Motorola's camera is all about simplicity, delivering a user interface that is free from clutter. It allows you to manually opt for focus and exposure control but low light performance was pretty average and we found it struggled to focus at times, with image noise also quick to appear. 

We haven't spent enough time with the G4 to judge the camera just yet, but the new modes sound promising. Offering users the ability to choose shutter speeds and save images in RAW formats is certainly something that will appeal to some so we are looking forward to putting it to the test in the real world when we get it in for review. 

Under the hoods of these two devices sit Qualcomm chipsets but the LG G4 has the hexa-core Snapdragon 808 processor, while the Motorola Moto X features the quad-core Snapdragon 801. The G4 is supported by 3GB of RAM, while the Moto X only has 2GB so taking both these things into consideration, it is likely the G4 will be faster and slicker.

That said, when we reviewed the Moto X, we found the experience matched flagships elsewhere and while that was six months ago now and things move on of course, the Moto X was still a good performer.

The LG G4 will come with 32GB of internal storage but perhaps more importantly, it has a microSD slot for storage expansion. The Moto X on the other hand, is available in 16GB and 32GB internal memory options, as well as a 64GB in the Pure Edition model, but there is no microSD support on any of the Moto X models.

The LG G4 also sports a more promising battery capacity at 3000mAh compared to the 2300mAh of the Moto X, although it does have a bigger display with a higher resolution to power. It's worth mentioning that the G4's battery is removable though, which may appeal to some given that many manufacturers are now moving away from this.

When it comes to software, the LG G4 features Android Lollipop as you would expect, but it has the LG UX 4.0 skin over the top. The Motorola Moto X is closer to a pure Android experience and while there are a couple of Motorola-specific apps, the interface looks like raw Android, unlike LG and other Android flagships.

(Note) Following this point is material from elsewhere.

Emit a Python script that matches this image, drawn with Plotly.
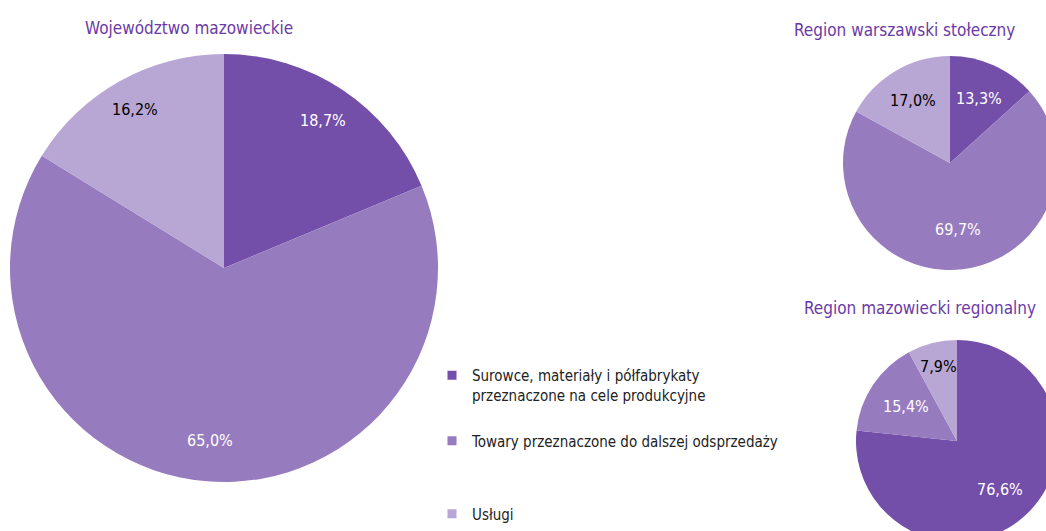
import math
import plotly.graph_objects as go

# ---- data ----
categories = [
    "Surowce, materiały i półfabrykaty<br>przeznaczone na cele produkcyjne",
    "Towary przeznaczone do dalszej odsprzedaży",
    "Usługi",
]
titles = ["Województwo mazowieckie", "Region warszawski stołeczny", "Region mazowiecki regionalny"]
vals_woj = [18.7, 65.0, 16.2]
vals_wsz = [13.3, 69.7, 17.0]
vals_maz = [76.6, 15.4, 7.9]

# ---- style ----
colors = ["#744FAA", "#977BBF", "#B8A6D5"]
text_colors = ["white", "white", "black"]
title_color = "#6B3AA6"
FONT = "DejaVu Sans Condensed, Liberation Sans Narrow, Roboto Condensed, Arial Narrow, sans-serif"

W, H = 1060, 545

# pie boxes in pixels (left, top, size) and label radius fractions per slice
pie_boxes = [(10, 54, 428), (843, 56, 214), (856, 340, 202)]
label_radius = [[0.83, 0.81, 0.85], [0.66, 0.63, 0.68], [0.64, 0.61, 0.76]]

fig = go.Figure()

for vals, (left, top, size), fr in zip([vals_woj, vals_wsz, vals_maz], pie_boxes, label_radius):
    fig.add_trace(go.Pie(
        labels=categories, values=vals, sort=False, direction="clockwise", rotation=0,
        marker=dict(colors=colors, line=dict(width=0)),
        textinfo="none",
        domain=dict(x=[left / W, (left + size) / W], y=[1 - (top + size) / H, 1 - top / H]),
        showlegend=False, hoverinfo="label+value",
    ))
    # value labels placed inside each slice along its mid-angle
    cx, cy, r = left + size / 2, top + size / 2, size / 2
    total = sum(vals)
    cum = 0.0
    for v, f, tc in zip(vals, fr, text_colors):
        ang = (cum + v / 2) / total * 2 * math.pi
        cum += v
        px = cx + f * r * math.sin(ang)
        py = cy - f * r * math.cos(ang)
        fig.add_annotation(text=f"{v:.1f}%".replace(".", ","), x=px / W, y=1 - py / H,
                           xref="paper", yref="paper", showarrow=False,
                           xanchor="center", yanchor="middle",
                           font=dict(family=FONT, size=16, color=tc))

# legend entries
for i, cat in enumerate(categories):
    lname = "legend" if i == 0 else f"legend{i+1}"
    fig.add_trace(go.Scatter(
        x=[None], y=[None], mode="markers", name=cat,
        marker=dict(symbol="square", size=9, color=colors[i]),
        legend=lname, showlegend=True,
    ))

legend_common = dict(font=dict(family=FONT, size=15, color="#222222"), bgcolor="rgba(0,0,0,0)",
                     itemwidth=30, tracegroupgap=0, xanchor="left")
fig.update_layout(
    legend=dict(x=432 / W, y=1 - 359 / H, yanchor="top", valign="top", **legend_common),
    legend2=dict(x=432 / W, y=1 - 441 / H, yanchor="middle", **legend_common),
    legend3=dict(x=432 / W, y=1 - 514 / H, yanchor="middle", **legend_common),
)

title_pos = [(189, 28), (904, 30), (920, 308)]
for t, (x, y) in zip(titles, title_pos):
    fig.add_annotation(text=t, x=x / W, y=1 - y / H, xref="paper", yref="paper",
                       showarrow=False, xanchor="center", yanchor="middle",
                       font=dict(family=FONT, size=17, color=title_color))

fig.update_layout(
    width=W, height=H, margin=dict(l=0, r=0, t=0, b=0),
    paper_bgcolor="white", plot_bgcolor="white", separators=", ",
    xaxis=dict(visible=False), yaxis=dict(visible=False),
    font=dict(family=FONT),
)

fig.write_html("out.html", config={"displayModeBar": False},
               post_script="document.body.style.margin='0';document.body.style.overflow='hidden';")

There are pros and cons to both here. You get some cool features with the LG G4, including Smart Notice that delivers you customised notifications on the weather and your calendar for example, and there are also some useful functions on board, such as Quick Shot for taking a picture by just double tapping the rear volume button.

The Moto X is clean and simple though, not to mention the Motorola devices tend to get the latest version of Android just after the Nexus or GPE handsets. If you're an Android purist, the Moto X will have a lot of appeal.

The LG G4 clearly wins in many areas over the Motorola Moto X, but it is worth bearing in mind that the Moto X is over six months old and at the time of its launch, it was a cracking phone.

The LG G4 is fractionally slimmer at its thickest point, has a larger and sharper display, a faster processor, more RAM, microSD support, more megapixels on both front and rear cameras, and it offers a larger battery capacity.

The Moto X is lighter and slimmer at its slimmest point, plus it offers almost RAW Android, but what may trump everything for some, is its the Moto Maker feature.

When it comes to the leather finish, the Moto Maker gives the Moto X an edge over the G4 as users are able to customise their smartphone more. Both leather variants of these devices are lovely though and we suspect you will be pleased with either option you choose.